The artist David Smith once wrote, “'Humanism' is a useless word in my time.” A member of the abstract expressionist generation, he would do more than any sculptor of his era to bring the plastic arts to the forefront of the American scene. Central to this project was his desire to explode the logic that equated representation and harmony with humanistic values in the postwar era—instead, Smith sought out the unbalanced and unexpected, creating works of art that seem to undergo radical shifts as the spectator moves from one point of view to another. So groundbreaking and prolific were his contributions to American art that by the time Smith was just forty years old, Clement Greenberg was already calling him “the greatest sculptor this country has produced.”

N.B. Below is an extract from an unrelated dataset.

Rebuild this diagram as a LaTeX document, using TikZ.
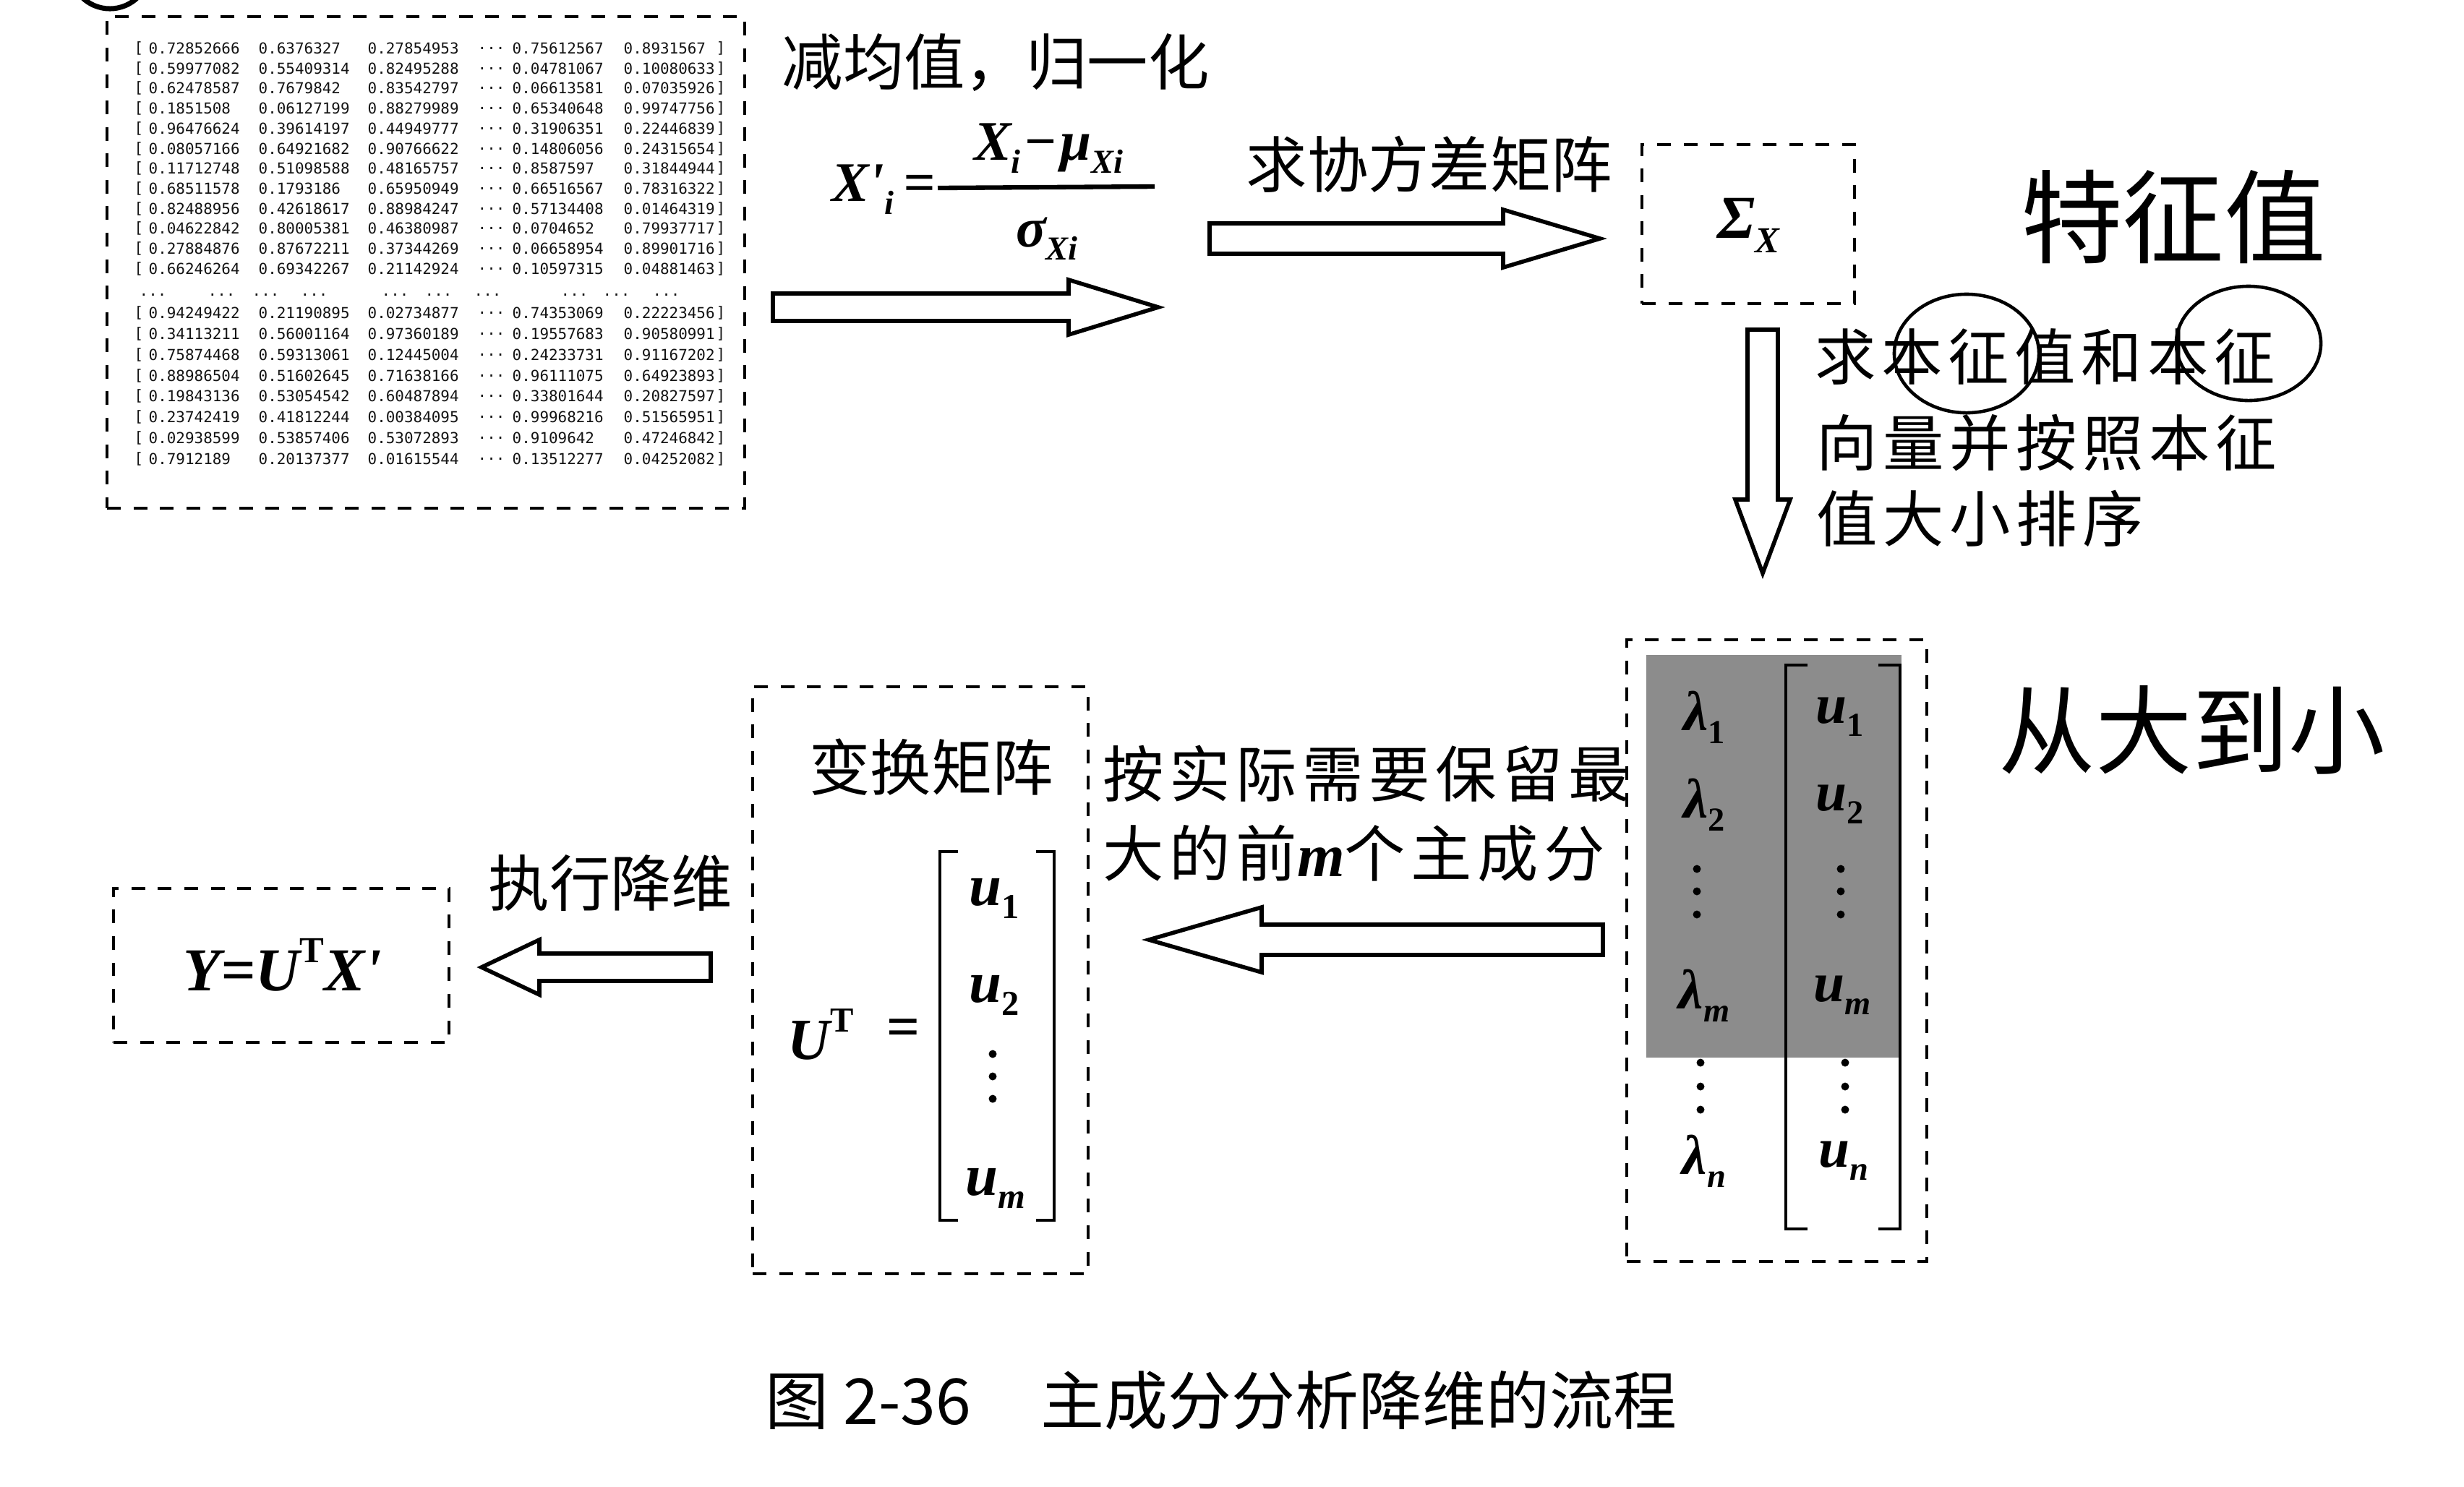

Michael Brenson’s David Smith: The Art and Life of a Transformational Sculptor is the first major biography of this epochal figure. It follows Smith from his upbringing in the Midwest, to his heady early years in Manhattan, to his decision to establish a permanent studio in Bolton Landing in upstate New York, where he would create many of his most significant works—among them the Cubis, Tanktomems, and Zigs. It explores his at times tempestuous personal life, marked by marriages, divorces, and fallings-out, as well as by deep friendships with the likes of Helen Frankenthaler and Robert Motherwell. His wife Jean Freas described him as “Salty and bombastic, jumbo and featherlight, thin-skinned and Mack Truck. And many more things”—and this was true of his work as well. He was a bricoleur, a skilled welder, a painter, and a writer, and he entranced critics and attracted admirers wherever he showed his work.
With this book, richly illustrated with more than one hundred photographs, Brenson has contextualized Smith for a new generation of fans and confirmed his singular place in the history of American art.